We explore a broader set of policy options and parental actions to regulate children’s access to technology elsewhere and find considerable support for guardrails to help manage the impact of technology on children in a digital world. But here we focus on the specific question of age verification for online pornography.

Overall, 77% of Americans strongly support age verification, though there are some age differences that are also tied to partisanship. Younger Democrats are the group most likely to be leery of insisting on age verification for pornography. Among the oldest generation, about three-quarters “strongly support” this type of regulation, and support clearly does fall off some among younger groups. However, even among young Democrats, the modal answer is still to favor age verification: 37% strongly favor it, and a majority (56%) favor it overall. While it is possible to find age differences, the overwhelming preference is to age-gate pornography.

It is common to look for areas where the parties disagree in American public life — and, of course, there are numerous examples. However, the impact of technology on young people is an area where agreement is fairly clear: Americans speak with a loud and consistent voice about the harm online pornography can do to minors, and they strongly favor government regulation to enforce age limits. Most Americans also worry about the harms of social media, though their concern is somewhat less emphatic compared to pornography.

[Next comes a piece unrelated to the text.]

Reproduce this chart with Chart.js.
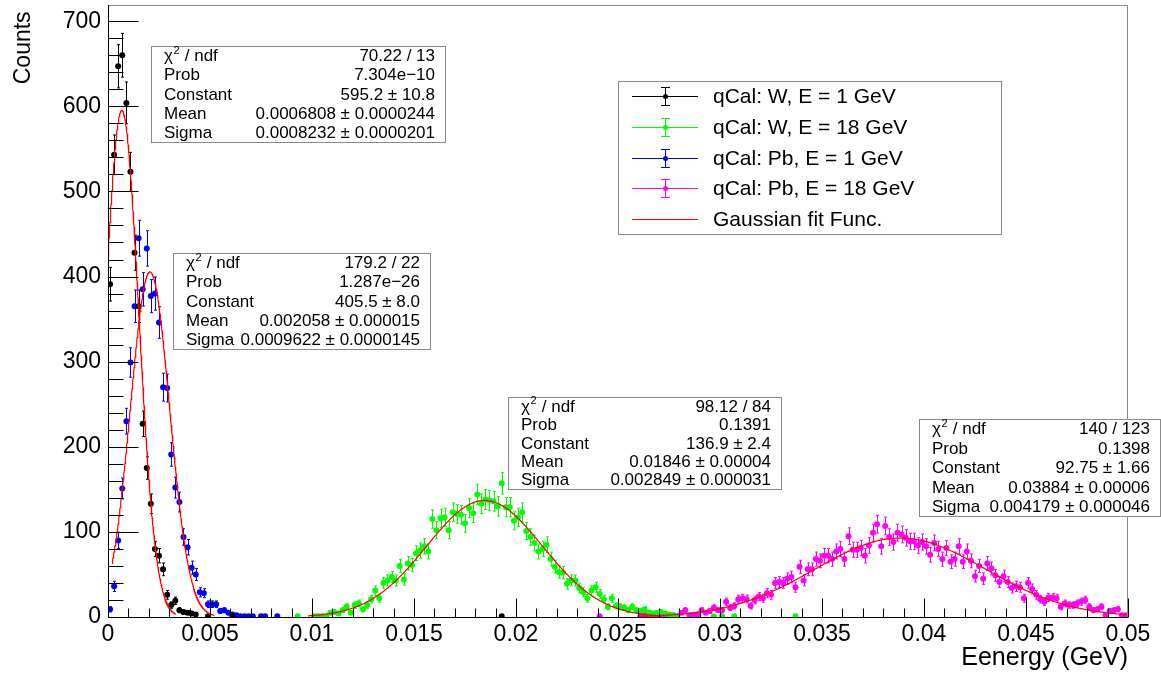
<!DOCTYPE html>
<html>
<head>
<meta charset="utf-8">
<title>qCal energy deposit</title>
<script src="https://cdn.jsdelivr.net/npm/chart.js@4.4.0/dist/chart.umd.min.js"></script>
<style>
  html, body { margin: 0; padding: 0; background: #fff; }
  #wrap { position: relative; width: 1161px; height: 674px; }
</style>
</head>
<body>
<div id="wrap"><canvas id="energyChart" width="1161" height="674"></canvas></div>
<script>
// ----- DATA -----
// all four histograms share the same binning (250 bins between 0 and 0.05 GeV)
const BIN_WIDTH = 0.0002;

// qCal: W, E = 1 GeV
const wLowStart = 0.0001;
const wLowCounts = [391, 543, 647, 660, 604, 523, 428, 365, 227, 175, 133, 80, 72, 56, 26, 14, 19, 8, 6, 5, 4, 3];
const wLowStrayX = [0.0049, 0.0061, 0.0193];
const wLowStrayY = [1, 1, 1];

// qCal: W, E = 18 GeV
const wHighStart = 0.0093;
const wHighCounts = [1, null, null, null, 1, 1, 1, 1, 5, 6,
  4, 8, 12, 5, 14, 16, 9, 14, 21, 31,
  22, 40, 43, 47, 43, 60, 44, 63, 61, 75,
  78, 83, 77, 115, 102, 116, 117, 102, 123, 121,
  120, 110, 128, 122, 144, 133, 138, 137, 136, 130,
  157, 129, 129, 113, 117, 123, 101, 94, 87, 77,
  80, 85, 68, 59, 53, 52, 39, 43, 43, 34,
  29, 22, 31, 35, 27, 21, 12, 22, 13, 12,
  11, 8, 12, 8, 7, 9, 5, 4, 5, 6,
  4, 3, 2, 1];
const wHighStrayX = [0.0297, 0.0301, 0.0307, 0.0337];
const wHighStrayY = [1, 1, 1, 1];

// qCal: Pb, E = 1 GeV
const pbLowStart = 0.0001;
const pbLowCounts = [9, 36, 90, 151, 230, 299, 365, 445, 385, 433,
  377, 380, 346, 270, 269, 191, 152, 135, 94, 82,
  58, 50, 29, 28, 15, 15, 15, 7, 8, 5,
  3, 2, 1, 1, 1, 1];
const pbLowStrayX = [0.0075, 0.0077, 0.0083];
const pbLowStrayY = [1, 1, 1];

// qCal: Pb, E = 18 GeV
const pbHighStart = 0.0241;
const pbHighCounts = [1, null, null, null, null, null, null, null, null, null,
  1, 2, 1, 2, 2, 3, 2, 2, 2, 1,
  5, 8, 2, 2, 3, 8, 5, 7, 11, 8,
  8, 18, 11, 13, 21, 22, 21, 13, 20, 24,
  22, 28, 26, 40, 41, 40, 45, 47, 35, 59,
  43, 56, 56, 68, 66, 72, 72, 68, 77, 80,
  68, 95, 79, 79, 81, 72, 84, 99, 109, 83,
  107, 94, 88, 99, 97, 93, 89, 89, 84, 88,
  83, 73, 87, 80, 68, 81, 65, 68, 83, 65,
  77, 66, 48, 60, 45, 63, 57, 49, 41, 48,
  41, 34, 36, 35, 22, 40, 33, 26, 21, 18,
  23, 23, 22, 12, 16, 14, 14, 16, 18, 20,
  12, 8, 9, 12, 2, 7, 8, 9, 2, 2];
const pbHighStrayX = [];
const pbHighStrayY = [];

// Gaussian fit results, same order as the histograms: W 1 GeV, Pb 1 GeV, W 18 GeV, Pb 18 GeV
const fitConstant = [595.2, 405.5, 136.9, 92.75];
const fitConstantErr = ['10.8', '8.0', '2.4', '1.66'];
const fitMean = [0.0006808, 0.002058, 0.01846, 0.03884];
const fitMeanErr = ['0.0000244', '0.000015', '0.00004', '0.00006'];
const fitSigma = [0.0008232, 0.0009622, 0.002849, 0.004179];
const fitSigmaErr = ['0.0000201', '0.0000145', '0.000031', '0.000046'];
const fitChi2 = ['70.22', '179.2', '98.12', '140'];
const fitNdf = [13, 22, 84, 123];
const fitProb = ['7.304e\u221210', '1.287e\u221226', '0.1391', '0.1398'];
const fitRangeLo = [0, 0.0002, 0.0098, 0.0261];
const fitRangeHi = [0.0033, 0.0052, 0.027, 0.05];

const statLabels = ['Prob', 'Constant', 'Mean', 'Sigma'];
const legendLabels = ['qCal: W, E = 1 GeV', 'qCal: W, E = 18 GeV', 'qCal: Pb, E = 1 GeV', 'qCal: Pb, E = 18 GeV', 'Gaussian fit Func.'];

const xTickStep = 0.005;
const yTickStep = 100;

// ----- HELPERS -----
const FONT = '"Liberation Sans", Arial, Helvetica, sans-serif';

function histPoints(start, counts, strayX, strayY) {
    const pts = [];
    counts.forEach((c, i) => {
        if (c === null) return;
        pts.push({ x: start + i * BIN_WIDTH, y: c });
    });
    strayX.forEach((x, i) => pts.push({ x: x, y: strayY[i] }));
    return pts;
}

// evaluates the fitted gaussian inside its fit range
function fitCurve(k) {
    const pts = [];
    const n = 300;
    for (let i = 0; i <= n; i++) {
        const x = fitRangeLo[k] + (fitRangeHi[k] - fitRangeLo[k]) * i / n;
        const z = (x - fitMean[k]) / fitSigma[k];
        pts.push({ x: x, y: fitConstant[k] * Math.exp(-0.5 * z * z) });
    }
    return pts;
}

function histDataset(label, color, pts) {
    return {
        type: 'scatter',
        label: label,
        data: pts,
        yErr: pts.map(p => Math.sqrt(p.y)),
        backgroundColor: color,
        borderColor: color,
        pointRadius: 3,
        pointBorderWidth: 0,
        showLine: false,
        order: 2
    };
}

function fitDataset(k) {
    return {
        type: 'scatter',
        label: 'fit' + k,
        data: fitCurve(k),
        borderColor: '#ff0000',
        borderWidth: 1.2,
        pointRadius: 0,
        showLine: true,
        fill: false,
        order: 0
    };
}

// ----- PLUGINS -----
// vertical error bars (poisson) under the markers
const errorBars = {
    id: 'errorBars',
    beforeDatasetsDraw(chart) {
        const { ctx, scales: { x, y } } = chart;
        ctx.save();
        ctx.lineWidth = 1;
        chart.data.datasets.forEach(ds => {
            if (!ds.yErr) return;
            ctx.strokeStyle = ds.borderColor;
            ctx.beginPath();
            ds.data.forEach((p, i) => {
                const px = Math.round(x.getPixelForValue(p.x)) + 0.5;
                const top = y.getPixelForValue(p.y + ds.yErr[i]);
                const bot = y.getPixelForValue(Math.max(0, p.y - ds.yErr[i]));
                ctx.moveTo(px, top);
                ctx.lineTo(px, bot);
                ctx.moveTo(px - 1.5, top);
                ctx.lineTo(px + 1.5, top);
                ctx.moveTo(px - 1.5, bot);
                ctx.lineTo(px + 1.5, bot);
            });
            ctx.stroke();
        });
        ctx.restore();
    }
};

// ROOT style frame with inner tick marks
const frameTicks = {
    id: 'frameTicks',
    afterDatasetsDraw(chart) {
        const { ctx, chartArea: a, scales: { x, y } } = chart;
        ctx.save();
        ctx.lineWidth = 1;
        ctx.strokeStyle = '#8a8a8a';
        ctx.strokeRect(a.left + 0.5, a.top + 0.5, a.right - a.left - 1, a.bottom - a.top);
        ctx.strokeStyle = '#000';
        ctx.beginPath();
        const yb = Math.round(a.bottom) + 0.5;
        ctx.moveTo(a.left, yb);
        ctx.lineTo(a.right, yb);
        const xl = Math.round(a.left) + 0.5;
        ctx.moveTo(xl, a.top);
        ctx.lineTo(xl, a.bottom);
        const xMinor = xTickStep / 5;
        for (let i = 0; i * xMinor <= x.max + 1e-9; i++) {
            const px = Math.round(x.getPixelForValue(i * xMinor)) + 0.5;
            const len = i % 5 === 0 ? 19 : 9;
            ctx.moveTo(px, yb);
            ctx.lineTo(px, yb - len);
        }
        const yMinor = yTickStep / 5;
        for (let i = 0; i * yMinor <= y.max; i++) {
            const py = Math.round(y.getPixelForValue(i * yMinor)) + 0.5;
            const len = i % 5 === 0 ? 30 : 15;
            ctx.moveTo(xl, py);
            ctx.lineTo(xl + len, py);
        }
        ctx.stroke();
        ctx.restore();
    }
};

// fit parameter boxes
const statBoxes = [
    { k: 0, left: 151, top: 46, right: 445, bottom: 142 },
    { k: 1, left: 173, top: 253, right: 430, bottom: 349 },
    { k: 2, left: 508, top: 397, right: 781, bottom: 489 },
    { k: 3, left: 919, top: 419, right: 1160, bottom: 516 }
];

function drawChiLabel(ctx, x, y) {
    ctx.textAlign = 'left';
    ctx.font = '17px ' + FONT;
    ctx.fillText('\u03c7', x, y);
    let w = ctx.measureText('\u03c7').width;
    ctx.font = '11px ' + FONT;
    ctx.fillText('2', x + w + 0.5, y - 6);
    w += ctx.measureText('2').width + 1;
    ctx.font = '17px ' + FONT;
    ctx.fillText(' / ndf', x + w, y);
}

const fitStats = {
    id: 'fitStats',
    afterDraw(chart) {
        const ctx = chart.ctx;
        ctx.save();
        statBoxes.forEach(b => {
            const k = b.k;
            ctx.fillStyle = '#fff';
            ctx.fillRect(b.left, b.top, b.right - b.left, b.bottom - b.top);
            ctx.strokeStyle = '#8a8a8a';
            ctx.lineWidth = 1;
            ctx.strokeRect(b.left + 0.5, b.top + 0.5, b.right - b.left, b.bottom - b.top);
            const values = [
                fitChi2[k] + ' / ' + fitNdf[k],
                fitProb[k],
                fitConstant[k] + ' \u00b1 ' + fitConstantErr[k],
                fitMean[k] + ' \u00b1 ' + fitMeanErr[k],
                fitSigma[k] + ' \u00b1 ' + fitSigmaErr[k]
            ];
            const rowH = (b.bottom - b.top) / 5;
            ctx.fillStyle = '#000';
            ctx.textBaseline = 'middle';
            for (let r = 0; r < 5; r++) {
                const cy = b.top + rowH * (r + 0.5) + 1;
                if (r === 0) {
                    drawChiLabel(ctx, b.left + 13, cy);
                } else {
                    ctx.font = '17px ' + FONT;
                    ctx.textAlign = 'left';
                    ctx.fillText(statLabels[r - 1], b.left + 13, cy);
                }
                ctx.font = '17px ' + FONT;
                ctx.textAlign = 'right';
                ctx.fillText(values[r], b.right - 10, cy);
            }
        });
        ctx.restore();
    }
};

// legend box with ROOT style error bar markers
const legendColors = ['#000000', '#00ff00', '#0000ff', '#ff00ff', '#ff0000'];
const rootLegend = {
    id: 'rootLegend',
    afterDraw(chart) {
        const ctx = chart.ctx;
        const box = { left: 618, top: 81, right: 1001, bottom: 234 };
        ctx.save();
        ctx.fillStyle = '#fff';
        ctx.fillRect(box.left, box.top, box.right - box.left, box.bottom - box.top);
        ctx.strokeStyle = '#8a8a8a';
        ctx.lineWidth = 1;
        ctx.strokeRect(box.left + 0.5, box.top + 0.5, box.right - box.left, box.bottom - box.top);
        const rowH = (box.bottom - box.top) / legendLabels.length;
        legendLabels.forEach((label, i) => {
            const cy = Math.round(box.top + rowH * (i + 0.5)) + 0.5;
            const col = legendColors[i];
            ctx.strokeStyle = col;
            ctx.lineWidth = 1;
            ctx.beginPath();
            ctx.moveTo(632, cy);
            ctx.lineTo(698, cy);
            if (i < 4) {
                ctx.moveTo(665.5, cy - 9);
                ctx.lineTo(665.5, cy + 9);
                ctx.moveTo(661, cy - 9);
                ctx.lineTo(670, cy - 9);
                ctx.moveTo(661, cy + 9);
                ctx.lineTo(670, cy + 9);
            }
            ctx.stroke();
            if (i < 4) {
                ctx.fillStyle = col;
                ctx.beginPath();
                ctx.arc(665.5, cy, 2.5, 0, Math.PI * 2);
                ctx.fill();
            }
            ctx.fillStyle = '#000';
            ctx.font = '21px ' + FONT;
            ctx.textAlign = 'left';
            ctx.textBaseline = 'middle';
            ctx.fillText(label, 713, cy + 1);
        });
        ctx.restore();
    }
};

// ----- CHART -----
const datasets = [
    fitDataset(0), fitDataset(1), fitDataset(2), fitDataset(3),
    histDataset(legendLabels[0], '#000000', histPoints(wLowStart, wLowCounts, wLowStrayX, wLowStrayY)),
    histDataset(legendLabels[1], '#00ff00', histPoints(wHighStart, wHighCounts, wHighStrayX, wHighStrayY)),
    histDataset(legendLabels[2], '#0000ff', histPoints(pbLowStart, pbLowCounts, pbLowStrayX, pbLowStrayY)),
    histDataset(legendLabels[3], '#ff00ff', histPoints(pbHighStart, pbHighCounts, pbHighStrayX, pbHighStrayY))
];

new Chart(document.getElementById('energyChart'), {
    type: 'scatter',
    data: { datasets: datasets },
    options: {
        responsive: false,
        animation: false,
        events: [],
        layout: { padding: { top: 5, right: 33, left: 0, bottom: 0 } },
        plugins: {
            legend: { display: false },
            tooltip: { enabled: false }
        },
        scales: {
            x: {
                type: 'linear',
                min: 0,
                max: 0.05,
                afterFit(scale) {
                    scale.height = 57;
                    scale.paddingLeft = 0;
                    scale.paddingRight = 0;
                },
                grid: { display: false, drawTicks: false },
                border: { display: false },
                ticks: {
                    stepSize: xTickStep,
                    includeBounds: false,
                    maxRotation: 0,
                    autoSkip: false,
                    padding: 4,
                    color: '#000',
                    font: { family: FONT, size: 23 },
                    callback: v => String(+v.toFixed(4))
                },
                title: {
                    display: true,
                    text: 'Eenergy (GeV)',
                    align: 'end',
                    color: '#000',
                    font: { family: FONT, size: 25 },
                    padding: { top: 0, bottom: 1 }
                }
            },
            y: {
                type: 'linear',
                min: 0,
                max: 719,
                afterFit(scale) {
                    scale.width = 108;
                    scale.paddingTop = 0;
                    scale.paddingBottom = 0;
                },
                grid: { display: false, drawTicks: false },
                border: { display: false },
                ticks: {
                    stepSize: yTickStep,
                    includeBounds: false,
                    autoSkip: false,
                    padding: 7,
                    color: '#000',
                    font: { family: FONT, size: 23 }
                },
                title: {
                    display: true,
                    // trailing space keeps the title clear of the frame corner
                    text: 'Counts ',
                    align: 'end',
                    color: '#000',
                    font: { family: FONT, size: 23 },
                    padding: { top: 10, bottom: 0 }
                }
            }
        }
    },
    plugins: [errorBars, frameTicks, fitStats, rootLegend]
});
</script>
</body>
</html>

When asked to consider the effects of technologies like AI, social media, or smartphones on family life generally — not just on young people — we tend to see far higher levels of ambivalence or uncertainty. Our data suggest that more Americans believe smartphones benefit their families than harm them, a result that is especially striking, given that other technologies like social media or AI are also accessible via smartphones. Nonetheless, it is clear that many Americans are still in the process of coming to grips with the role of technology in their family lives.

METHODOLOGY NOTE

Between August 6-18, 2025, YouGov interviewed 3317 nationally representative respondents who were then matched down to a sample of 3000 to produce the final dataset. The respondents were matched to a sampling frame on gender, age, race, and education. The frame was constructed by stratified sampling from the full 2023 American Community Survey (ACS) one-year sample with selection within strata by weighted sampling with replacements (using the person weights on the public use file).

The matched cases were weighted to the sampling frame using propensity scores. The matched cases and the frame were combined and a logistic regression was estimated for inclusion in the frame. The propensity score function included age, gender, race/ethnicity, years of education, region, and home ownership. The propensity scores were grouped into deciles of the estimated propensity score in the frame and post-stratified according to these deciles.

The weights were then post-stratified on 2020 and 2024 presidential vote choice as well as a four-way stratification of gender, age (four categories), race (four categories), and education (four categories) to produce the final weight. The overall margin of error is +/- 2.1%.